The Risks of Waiting

on Friday, 07 November 2014. Posted in Gerson's Gleanings

Our Parsha brings us, among many stories, a narrative of rescue and refuge of Lot and his family from the doomed city of Sodom.  Already fulfilled of their mission to visit Abraham in order to foretell the birth of a son to him and Sarah, two angels arrive to the residence of Abraham's relative to advise him of his chance to get out of town before it is too late.

Lot is not easily disturbed.  In fact, he is unshakeable.  The heavenly messengers must get physical, as the text records:

As dawn broke, the angels urged Lot on, saying, “Up, take your wife and your two remaining daughters, lest you be swept away because of the iniquity of the city.”  Still he delayed.  So the men seized his hand and the hand of his wife and two daughters – in the Lord's mercy on him – and brought him outside the city. (Genesis 19:15-16)

The printed version of the Hebrew text illuminates the above phrase of “Still he delayed “ with the cantillation  of Shalshelet. It is one of the rarest of all the tropim, occurring just four times in the entire Torah. Words accented with the shalshelet mark only occur at the beginning of the verse.

The Hebrew word shalshelet translates into English as “chain.” The symbolism of the Shalshelet is that the subject of the story is wrestling with his inner demons and is undergoing some hesitation in his actions. It is rendered musically by a long and elaborate string of notes, giving a strong emphasis to the word on which it occurs.
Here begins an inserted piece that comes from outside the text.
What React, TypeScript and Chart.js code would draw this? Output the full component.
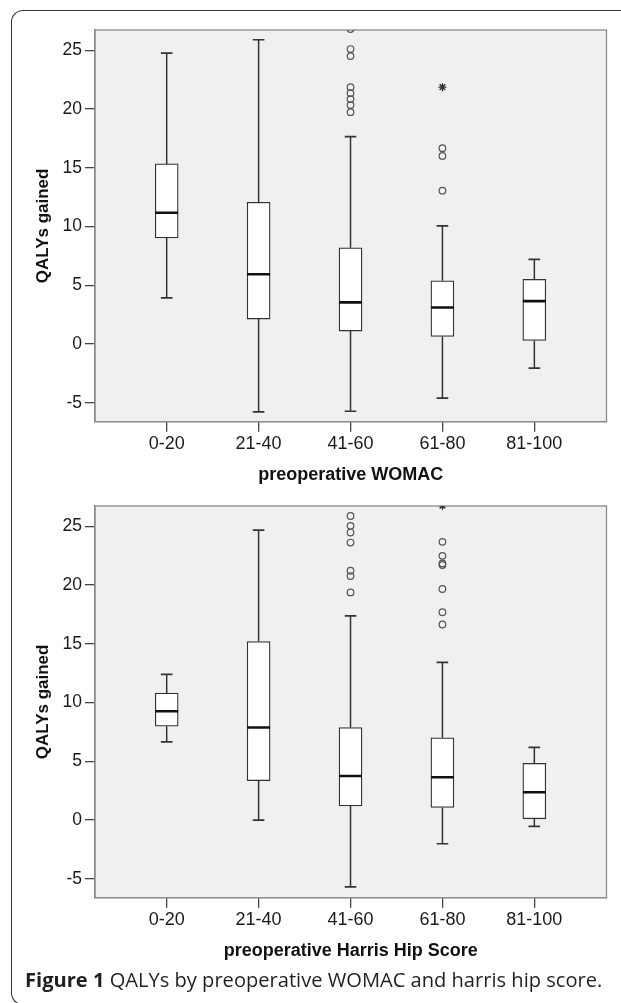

Rashi dismisses any notion that Lot was having a moral crisis, by commenting, simply, that Lot tarried in order to save his possessions; he knew that he had to get out of Dodge, so to speak, he was just pre-occupied with figuring out how to haul his precious wealth with him.  And it took an act of sheer mercy – or maybe better translated as grace – by God to yank him away from his vicissitude.
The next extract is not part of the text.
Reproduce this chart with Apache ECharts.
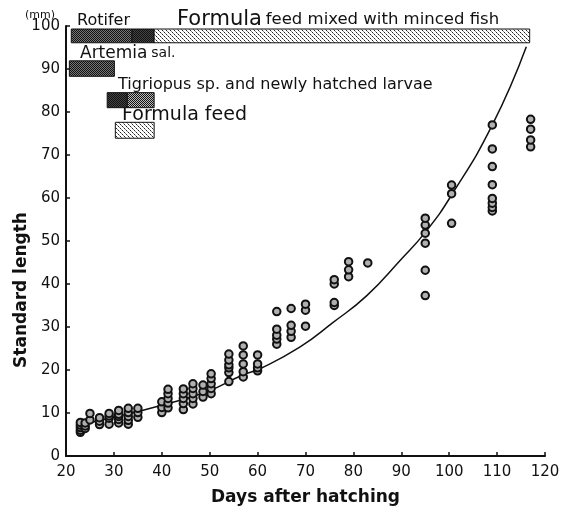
<!DOCTYPE html>
<html>
<head>
<meta charset="utf-8">
<script src="https://cdn.jsdelivr.net/npm/echarts@6/dist/echarts.min.js"></script>
<style>
  html, body { margin: 0; background: #fff; }
  #chart { width: 572px; height: 511px; }
</style>
</head>
<body>
<div id="chart"></div>
<script>
// Standard length (mm) of reared fish vs days after hatching, with feeding schedule bars on top.
const FONT = '"DejaVu Sans", sans-serif'

// measured fish: [day, standard length mm]
const samples = [
  [23, 5.5], [23, 6.0], [23, 6.6], [23, 7.2], [23, 7.8], [24, 6.4], [24, 7.0], [24, 7.7],
  [25, 8.4], [25, 9.9],
  [27, 7.3], [27, 8.1], [27, 8.9],
  [29, 7.4], [29, 8.8], [29, 9.3], [29, 9.9],
  [31, 7.7], [31, 8.5], [31, 9.2], [31, 9.7], [31, 10.6],
  [33, 7.4], [33, 8.3], [33, 9.2], [33, 10.1], [33, 11.1],
  [35, 9.0], [35, 10.1], [35, 11.1],
  [40, 10.1], [40, 11.3], [40, 12.6],
  [41.3, 11.2], [41.3, 12.3], [41.3, 13.4], [41.3, 14.5], [41.3, 15.5],
  [44.5, 10.8], [44.5, 12.2], [44.5, 13.4], [44.5, 14.5], [44.5, 15.6],
  [46.5, 12.1], [46.5, 13.4], [46.5, 14.5], [46.5, 15.7], [46.5, 16.8],
  [48.6, 13.7], [48.6, 15.0], [48.6, 16.5],
  [50.3, 14.5], [50.3, 15.7], [50.3, 16.8], [50.3, 18.0], [50.3, 19.1],
  [54, 17.3], [54, 19.4], [54, 20.5], [54, 21.2], [54, 22.3], [54, 23.7],
  [57, 18.4], [57, 19.6], [57, 21.4], [57, 23.5], [57, 25.6],
  [60, 19.8], [60, 20.5], [60, 21.4], [60, 23.5],
  [64, 26.0], [64, 27.2], [64, 28.1], [64, 29.5], [64, 33.6],
  [67, 27.6], [67, 29.0], [67, 30.4], [67, 34.3],
  [70, 30.2], [70, 33.9], [70, 35.3],
  [76, 35.0], [76, 35.7], [76, 40.0], [76, 41.0],
  [79, 41.7], [79, 43.3], [79, 45.2],
  [83, 44.9],
  [95, 37.3], [95, 43.2], [95, 49.5], [95, 51.8], [95, 53.7], [95, 55.3],
  [100.5, 54.1], [100.5, 61.0], [100.5, 63.0],
  [109, 57.0], [109, 57.8], [109, 58.8], [109, 59.9], [109, 63.1], [109, 67.3], [109, 71.4], [109, 77.0],
  [117, 71.9], [117, 73.5], [117, 76.0], [117, 78.3],
]

// fitted growth curve
const curveDays = [23.5, 30, 40, 49.5, 57, 60.5, 68.8, 75.7, 82.8, 89.7, 95.2, 100.5, 109, 116.1]
const curveLength = [7.4, 9.0, 11.8, 15.0, 18.9, 20.3, 25.3, 31.0, 37.3, 45.4, 52.3, 60.7, 77.0, 95.2]

// feeding periods: [first day, last day, bottom mm, top mm]
const feedBars = [
  [21.1, 33.8, 96.1, 99.3], // rotifer
  [33.8, 38.4, 96.1, 99.3], // rotifer + formula
  [38.4, 116.8, 96.1, 99.3], // formula feed mixed with minced fish
  [20.7, 30.1, 88.3, 91.9], // Artemia
  [28.6, 32.8, 81.0, 84.5], // Tigriopus
  [32.8, 38.4, 81.0, 84.5], // Tigriopus + larvae
  [30.3, 38.4, 73.9, 77.6], // formula feed
]

function pattern(kind) {
  const c = document.createElement("canvas")
  const ctx = c.getContext("2d")
  if (kind === "dots") {
    c.width = c.height = 4
    ctx.fillStyle = "#fff"
    ctx.fillRect(0, 0, 4, 4)
    ctx.fillStyle = "#222"
    ctx.fillRect(0, 0, 1, 1)
    ctx.fillRect(2, 2, 1, 1)
    ctx.fillStyle = "#888"
    ctx.fillRect(1, 1, 1, 1)
    ctx.fillRect(3, 3, 1, 1)
  } else {
    c.width = c.height = 2
    ctx.fillStyle = kind === "darker" ? "#444" : kind === "mid" ? "#bbb" : "#777"
    ctx.fillRect(0, 0, 2, 2)
    ctx.fillStyle = "#111"
    ctx.fillRect(0, 0, 1, 1)
    ctx.fillRect(1, 1, 1, 1)
  }
  return { image: c, repeat: "repeat" }
}

const barFills = ["dark", "darker", "dots", "dark", "darker", "mid", "dots"].map(pattern)

const chart = echarts.init(document.getElementById("chart"))

const txt = { fontFamily: FONT, fill: "#111" }

chart.setOption({
  animation: false,
  grid: { left: 66, right: 27, top: 26, bottom: 51 },
  xAxis: {
    type: "value",
    min: 20,
    max: 120,
    interval: 10,
    name: "Days after hatching",
    nameLocation: "middle",
    nameGap: 33,
    nameTextStyle: { color: "#111", fontSize: 17, fontWeight: "bold", fontFamily: FONT },
    axisLine: { lineStyle: { color: "#111", width: 2 } },
    axisTick: { inside: true, length: 4, lineStyle: { color: "#111", width: 1.5 } },
    axisLabel: { color: "#111", fontSize: 15, fontFamily: FONT, margin: 9 },
    splitLine: { show: false },
  },
  yAxis: {
    type: "value",
    min: 0,
    max: 100,
    interval: 10,
    axisLine: { show: true, lineStyle: { color: "#111", width: 2 } },
    axisTick: { show: true, inside: true, length: 4, lineStyle: { color: "#111", width: 1.5 } },
    axisLabel: { color: "#111", fontSize: 15, fontFamily: FONT, margin: 6 },
    splitLine: { show: false },
  },
  graphic: [
    { type: "text", left: 25, top: 10, style: { ...txt, text: "(mm)", fontSize: 11 } },
    { type: "text", left: 77, top: 13, style: { ...txt, text: "Rotifer", fontSize: 16 } },
    {
      type: "text",
      left: 177,
      top: 9,
      style: {
        ...txt,
        text: "{a|Formula} {b|feed mixed with minced fish}",
        rich: {
          a: { fontFamily: FONT, fontSize: 21, fill: "#111" },
          b: { fontFamily: FONT, fontSize: 16.5, fill: "#111" },
        },
      },
    },
    {
      type: "text",
      left: 80,
      top: 45,
      style: {
        ...txt,
        text: "{a|Artemia} {b|sal.}",
        rich: {
          a: { fontFamily: FONT, fontSize: 17, fill: "#111" },
          b: { fontFamily: FONT, fontSize: 14, fill: "#111" },
        },
      },
    },
    { type: "text", left: 118, top: 77, style: { ...txt, text: "Tigriopus sp. and newly hatched larvae", fontSize: 16 } },
    { type: "text", left: 122, top: 106, style: { ...txt, text: "Formula feed", fontSize: 19 } },
    {
      type: "text",
      x: 22,
      y: 290,
      rotation: Math.PI / 2,
      style: { ...txt, text: "Standard length", fontSize: 17, fontWeight: "bold", align: "center", verticalAlign: "middle" },
    },
  ],
  series: [
    {
      type: "custom",
      data: feedBars,
      clip: false,
      renderItem: (params, api) => {
        const a = api.coord([api.value(0), api.value(3)])
        const b = api.coord([api.value(1), api.value(2)])
        return {
          type: "rect",
          shape: { x: a[0], y: a[1], width: b[0] - a[0], height: b[1] - a[1] },
          style: { fill: barFills[params.dataIndex], stroke: "#111", lineWidth: 1 },
        }
      },
      z: 1,
    },
    {
      type: "line",
      data: curveDays.map((d, i) => [d, curveLength[i]]),
      smooth: 0.5,
      showSymbol: false,
      lineStyle: { color: "#111", width: 1.5 },
      z: 2,
    },
    {
      type: "scatter",
      data: samples,
      symbolSize: 7.5,
      itemStyle: { color: "#b0b0b0", borderColor: "#111", borderWidth: 2, opacity: 1 },
      z: 3,
    },
  ],
})
</script>
</body>
</html>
Hesitation is not always quite so fatal, but it can be costly, as the following anecdote conveys:

In early 1874 an inventor named Elisha Gray transmitted a few musical notes over a telegraph wire. He thought to himself, "If I can send music, perhaps I could send the human voice." The New York Times reported predictions of a "talking telegraph" and the public began to grow eager for it.

Just one year later Gray believed he had the answer. Tin-can like voice chambers connected by a wire in a liquid that could turn vibrations into signals is what came into his mind. But inexplicably, he did not put his idea on paper for two months. After finally making a sketch, he waited four more days before he went to the patent office.

When he arrived, Mr. Gray was told that just two hours earlier a school teacher had come through that same door with his own sketch and had already applied for the patent. His name was Alexander graham bell. When you compared the sketches, the voice chambers, the wire, and the liquid everything was identical. The reason we know the name Alexander graham bell and until today, never heard the name Elisha gray is simply because one man seized the opportunity when he could. The other one waited until it was too late.

Let us resolve this Shabbat not to wait for angels to seize us from our fog of hesitation … Opportunities for achievement, for safety, for escape must be recognized with our God-given intelligence, not to be ignored.  As the shalshelet is a rarity among musical notes, so must our avoidance of responsibility through over-thinking be reduced, if not removed.